Stephen Shankland on shooting raw

In a recent article, Cnet’s Stephen Shankland makes some interesting points about raw files vs JPEGs in your photographic workflow. Here’s one that everyone should consider and which we continually emphasise to photographers:

If you’re converting a raw image with software, you not only get more computing horsepower than a camera offers, you get algorithms that are updated.

He’s absolutely right. Put differently: raw files from several years back can look incredibly good when processed using the best of today’s raw converters—much better than they ever did when they were first taken.
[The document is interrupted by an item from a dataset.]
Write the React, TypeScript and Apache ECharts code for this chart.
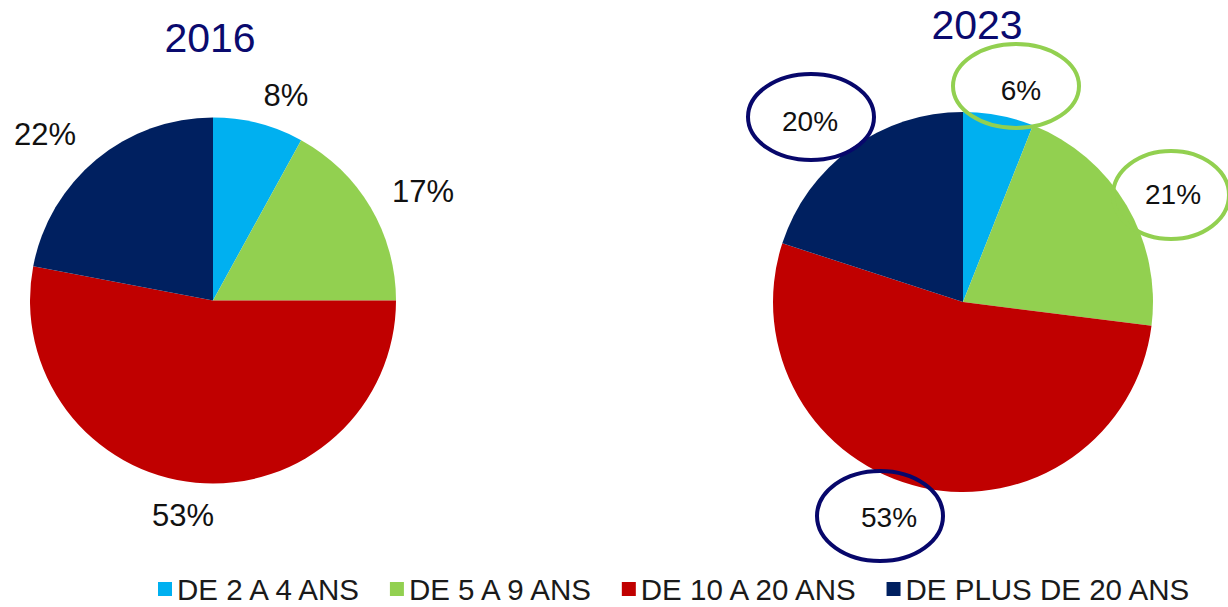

JPEGs produced by expensive professional cameras, even recent ones, shot in difficult conditions (low light, mixed lighting, high contrast) are completely outclassed by raw files from the same camera, taken at the same time, processed in today’s best raw converters. When you tell the camera that all you want is a JPEG  file, you have to make decisions that are often better left till later (things like sharpening, contrast, colour space, white balance, noise reduction—none of these settings affect the raw file in any way) or ask the camera to make them for you. In many cases, the decisions you make are difficult or time-consuming to reverse later and have a permanent effect on the quality of your photographs.

Today’s raw converters deal with colour fringing, overexposure, underexposure, sharpness, noise, detail and resolution much better than most cameras’ JPEG engines. Whether you shoot professionally or for pleasure, if you’re serious about image quality, choosing to shoot raw makes sense and costs just a tiny amount of disk space.

Yesterday’s gone but you’ll have gathered the point of this post: the raw images you shoot today are likely to look even better in tomorrow’s raw converters. To start with, all you need to do is tell your camera to shoot raw—and if you don’t know what to do with a raw file yet then set your camera to shoot raw plus JPEG and store the raw files safely away somewhere. They’re your digital equivalent of film negatives and there’ll come a time when you’ll be very pleased that you still have them.